Deutsche took a 49.9% stake in Craigs in mid 2010. Since then they have offered a full range of investment banking services to New Zealand clients. The firms have worked across the major transactions in the New Zealand market across both equity and debt capital markets and have completed a number of important advisory mandates for New Zealand corporates.
The firms worked on the largest initial public offerings - TradeMe and Summerset, as well as Contact Energy’s follow-on offering and the largest block-trade in the market for Ryman. In debt markets where the firms hold the number one position, they joint lead managed Contact Energy, IAG and Air New Zealand’s offerings as well as Genesis Power’s 100% equity-credit capital bonds. The Craigs Investment Partners network distributed more equities and debt than any other Investment Bank in New Zealand.
Long term investment thinking needed
Short-termism has driven markets at the expense of long term investment thinking during a markedly volatile 2011. However, this has created what HSBC Global Asset Management believes to be a potentially strong set of investment opportunities for 2012 for those with a longer-term perspective.
Many investors have flocked to ‘safe havens’ last year, forcing government bond yields to the lowest levels for a generation, which puts some in a position where returns are negative when inflation is taken into account. Combined with the negative fundamentals such as high debt levels, government bonds of developed markets do not represent good value on a medium term basis.
HSBC New Zealand head of wealth Glen Tonks says officials have been applying a ‘sticking plaster’ approach to addressing fundamental problems.
“With this context, at the forefront of investors’ minds is concern around European policymakers being able to deliver a comprehensive long term solution to deal with the Eurozone crisis,” Tonks says. “With strong fundamentals and high growth potential, Asia could provide an attractive investment option in the current lower valuation environment.”
Elevation does the opposite: Lowers fees
Elevation Capital has released a new set of documents for its Global Value Fund of Funds.

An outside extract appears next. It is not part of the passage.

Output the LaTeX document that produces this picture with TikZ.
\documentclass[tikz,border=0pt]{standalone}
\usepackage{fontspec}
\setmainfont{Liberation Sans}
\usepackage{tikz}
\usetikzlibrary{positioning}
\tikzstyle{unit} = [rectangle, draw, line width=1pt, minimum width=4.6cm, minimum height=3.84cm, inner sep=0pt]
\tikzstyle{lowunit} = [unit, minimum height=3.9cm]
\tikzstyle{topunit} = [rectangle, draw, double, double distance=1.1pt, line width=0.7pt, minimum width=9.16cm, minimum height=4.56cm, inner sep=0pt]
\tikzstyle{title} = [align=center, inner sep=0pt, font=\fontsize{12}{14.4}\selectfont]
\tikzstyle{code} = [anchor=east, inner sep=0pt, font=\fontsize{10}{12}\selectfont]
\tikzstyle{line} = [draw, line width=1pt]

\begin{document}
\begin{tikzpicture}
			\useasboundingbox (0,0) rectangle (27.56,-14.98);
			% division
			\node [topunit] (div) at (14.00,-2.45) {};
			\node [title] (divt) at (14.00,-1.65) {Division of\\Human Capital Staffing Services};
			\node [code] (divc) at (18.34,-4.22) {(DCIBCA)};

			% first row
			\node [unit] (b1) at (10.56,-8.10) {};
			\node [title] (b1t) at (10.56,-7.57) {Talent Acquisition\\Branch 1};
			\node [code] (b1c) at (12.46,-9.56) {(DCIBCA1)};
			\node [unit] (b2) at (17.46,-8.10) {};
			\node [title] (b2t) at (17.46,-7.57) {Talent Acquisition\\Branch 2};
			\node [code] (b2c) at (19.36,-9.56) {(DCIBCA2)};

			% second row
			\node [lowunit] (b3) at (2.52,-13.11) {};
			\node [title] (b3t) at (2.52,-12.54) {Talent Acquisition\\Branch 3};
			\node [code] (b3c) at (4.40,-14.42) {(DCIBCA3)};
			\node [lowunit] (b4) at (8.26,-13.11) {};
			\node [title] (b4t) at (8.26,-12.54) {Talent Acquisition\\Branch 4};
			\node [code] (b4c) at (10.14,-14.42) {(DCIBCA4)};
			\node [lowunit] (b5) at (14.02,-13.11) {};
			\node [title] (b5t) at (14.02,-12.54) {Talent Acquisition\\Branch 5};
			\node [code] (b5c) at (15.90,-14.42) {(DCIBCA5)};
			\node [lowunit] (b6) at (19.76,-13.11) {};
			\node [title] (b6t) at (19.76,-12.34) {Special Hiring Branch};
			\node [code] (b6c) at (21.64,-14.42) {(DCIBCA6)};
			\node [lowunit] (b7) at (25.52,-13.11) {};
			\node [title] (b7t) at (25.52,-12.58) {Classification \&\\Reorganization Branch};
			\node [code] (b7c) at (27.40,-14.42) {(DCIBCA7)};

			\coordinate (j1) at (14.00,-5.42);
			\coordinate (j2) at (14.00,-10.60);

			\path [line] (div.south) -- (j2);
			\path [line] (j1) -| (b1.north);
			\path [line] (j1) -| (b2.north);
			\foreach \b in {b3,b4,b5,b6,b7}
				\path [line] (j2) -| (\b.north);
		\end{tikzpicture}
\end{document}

These documents (including a Memorandum of Amendments to the Regsitered Prospectus) have been filed and updated as at 23 December 2011 to reflect the decision by the manager to lower its management fee from 0.95% to 0.55% from January 1, 2012.

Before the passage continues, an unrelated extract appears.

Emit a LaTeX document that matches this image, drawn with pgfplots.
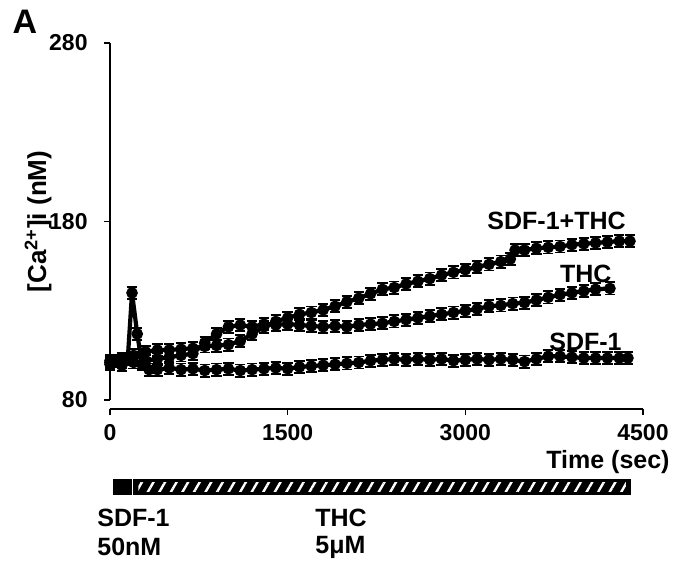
\documentclass[border=0pt]{standalone}
\usepackage{fontspec}
\setmainfont{Liberation Sans}
\usepackage{pgfplots}
\pgfplotsset{compat=1.18}
\usetikzlibrary{patterns.meta}
\pgfplotsset{trace/.style={black, line width=2.1pt, mark=*, mark size=1.8pt,
     mark options={solid},
     error bars/y dir=both, error bars/y fixed=3.4,
     error bars/error mark options={rotate=90, mark size=2.6pt, line width=0.9pt, black},
     error bars/error bar style={line width=0.9pt, black}}}

\begin{document}
\begin{tikzpicture}
\path[use as bounding box] (0,0) rectangle (338.5pt,284pt);
\node[font=\fontsize{17}{19}\selectfont\bfseries] at (12.5pt,273pt) {A};
\begin{axis}[
  at={(55pt,84pt)}, anchor=south west,
  scale only axis, width=266.5pt, height=178.5pt,
  xmin=0, xmax=4500, ymin=80, ymax=280,
  axis lines*=left,
  axis x line shift=4.5pt,
  axis line style={line width=0.8pt},
  xtick={0,1500,3000,4500}, xticklabels={},
  ytick={80,180,280}, yticklabels={},
  tick align=outside, major tick length=3pt,
  tick style={line width=0.8pt, black},
  ylabel={[Ca\textsuperscript{2+}]i (nM)},
  ylabel style={at={(axis description cs:-0.135,0.5)}, anchor=center, font=\fontsize{13}{15}\selectfont\bfseries},
  clip=false,
]
% SDF-1
\addplot[trace] coordinates {
(0,101) (50,102) (100,101) (150,103) (186,140) (230,117) (270,100) (330,97)
(400,97) (500,98) (600,97) (700,97.5) (800,96.5) (900,97) (1000,97.5) (1100,96.5)
(1200,97) (1300,97.5) (1400,98) (1500,97.5) (1600,98.5) (1700,99) (1800,99.5)
(1900,100) (2000,100.5) (2100,101) (2200,102) (2300,102.5) (2400,103) (2500,102.5)
(2600,103) (2700,102.5) (2800,103) (2900,102) (3000,102.5) (3100,103) (3200,102.5)
(3300,103) (3400,102.5) (3500,101.5) (3600,103) (3700,104.5) (3800,104.5) (3900,104)
(4000,103.5) (4100,103.5) (4200,103.5) (4300,103.5) (4373,103.5)
};
% THC
\addplot[trace] coordinates {
(0,100) (100,99.5) (200,101) (300,102) (400,103) (500,104) (600,105) (700,106)
(800,112) (900,117) (1000,121) (1100,122) (1200,121) (1300,122.5) (1400,122)
(1500,122.5) (1600,122) (1700,121.5) (1800,121) (1900,121.5) (2000,121) (2100,122)
(2200,122.5) (2300,123) (2400,124) (2500,125) (2600,126) (2700,127) (2800,128)
(2900,129) (3000,130) (3100,131) (3200,132.5) (3300,133) (3400,134) (3500,134.5)
(3600,136) (3700,137.5) (3800,139) (3900,140) (4000,141) (4100,142) (4221,142.5)
};
% SDF-1+THC
\addplot[trace] coordinates {
(0,102) (100,103) (200,105) (300,107) (400,108) (500,108) (600,108.5) (700,109)
(800,110) (900,110.5) (1000,111) (1100,113) (1200,117) (1300,121) (1400,124)
(1500,126) (1600,128) (1700,129) (1800,130.5) (1900,132.5) (2000,135) (2100,137)
(2200,139.5) (2300,142) (2400,143) (2500,145) (2600,146.5) (2700,148) (2800,150)
(2900,151.5) (3000,153) (3100,154.5) (3200,156) (3300,157.5) (3380,159) (3420,164)
(3500,164) (3600,165) (3700,165.5) (3800,166) (3900,167) (4000,167.5) (4100,168)
(4200,168.5) (4300,169) (4390,169)
};
\begin{scope}[font=\fontsize{11.5}{13}\selectfont\bfseries, every node/.style={inner sep=0pt}]
\node[anchor=east] at (axis cs:-186,280) {280};
\node[anchor=east] at (axis cs:-186,180) {180};
\node[anchor=east] at (axis cs:-186,80) {80};
\node at (axis cs:0,61.5) {0};
\node at (axis cs:1500,61.5) {1500};
\node at (axis cs:3000,61.5) {3000};
\node at (axis cs:4500,61.5) {4500};
\end{scope}
\begin{scope}[font=\fontsize{12.5}{15}\selectfont\bfseries, every node/.style={inner sep=0pt}]
\node[anchor=east] at (axis cs:4357,180.3) {SDF-1+THC};
\node[anchor=east] at (axis cs:4238,150.6) {THC};
\node[anchor=east] at (axis cs:4323,112.5) {SDF-1};
\node[anchor=east] at (axis cs:4728,45.2) {Time (sec)};
\node[anchor=west] at (axis cs:-110,13.9) {SDF-1};
\node[anchor=west] at (axis cs:-110,-2.4) {50nM};
\node[anchor=west] at (axis cs:1731,13.9) {THC};
\node[anchor=west] at (axis cs:1731,-2.4) {5μM};
\end{scope}
\fill[black] (axis cs:25,26.8) rectangle (axis cs:186,35.7);
\fill[black] (axis cs:194,26.8) rectangle (axis cs:4399,35.7);
\fill[pattern={Lines[angle=60,distance=5pt,line width=1.2pt]}, pattern color=white]
  (axis cs:240,29) rectangle (axis cs:4355,33.5);
\end{axis}
\end{tikzpicture}
\end{document}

Documents are available at www.elevationcapital.co.nz.
Cigna well placed: AM Best
AM Best has affirmed the financial strength rating of A- (Excellent) and issuer credit rating of “a-” of CIGNA Life Insurance.
The outlook for both ratings is stable.
The affirmation of the ratings reflects CLINZ’s strong risk-adjusted capitalisation, continued profitability and market leadership in the credit insurance segment. The ratings also consider the company’s progress in building up new business lines and its initiatives to strengthen its direct distribution.
Investment earnings are expected to remain stable.
Cigna has increased premium revenue and earnings contributions from other business lines to reduce its reliance on credit insurance. The company also has launched a number of initiatives to strengthen its direct distribution channel. These could help Cigna to enhance control over distribution and raise its profile in the New Zealand market.
Partially offsetting these positive rating factors include ongoing competitive pressures, the company’s relatively high lapse rate and the potentially higher claims ratios of the new business lines.